Suppose that for some vertices \(u,u',v,v' \in V(G)\) and signs \(x,y,z,w\) there is a relation \[\begin{equation} p(u,x) + p(u',y) = p(v,z) + p(v',w) \end{equation}\] For each vertex consider the parity of times it appears in a relation. The relation implies that for every edge \(i\) the parities of the adjacent vertices are equal. So the assigned parities of vertices are constant in every connected component. Since we have only four terms in a relation, number of odd vertices is at most four, so in every connected component with at least 5 vertices all vertices are even.

Thus either \(u=u'=v=v'\), but then six semi-sums are all distinct, or there are two vertices and each appears in the relation twice. Hence either each vertex appears only on one side of the equation or both vertices appear on both sides.

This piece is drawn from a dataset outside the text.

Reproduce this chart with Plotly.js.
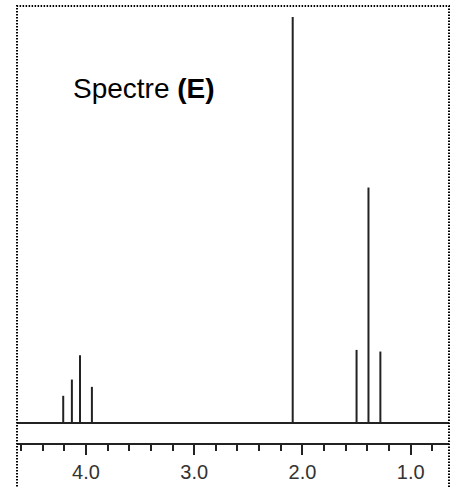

If each vertex appears on its own side then we have an equation \(±e(i) = ±e(j)\) where \(i\) is an edge adjacent to \(u\) and \(j\) is an edge adjacent to \(v\), thus \(i=j\) and vertices \(u,v\) are adjacent to each other.

Finally, the equation \[\begin{equation} \label{ssd} p(v,x) + p(v',w) = p(v,y) + p(v',z) \end{equation}\] is equivalent to \(p(v,x) - p(v,y) = p(v',z) - p(v',w)\) (where the differences are zero iff the summands on both sides are identical). For every vertex \(v\) with edges \(i,j,k\) the \(12\) semi-differences are equal to \(±e(i)±e(j),±e(i)±e(k),±e(j)±e(k)\). So if for two distinct vertices \(v,v' \in V(G)\) and some sign choices \(x,y,z,w\) the relation holds, then vertices \(v\) and \(v'\) would be connected by at least two edges, contradicting to the third assumption.

Now Step 1 is justified and Step 2 is straightforward.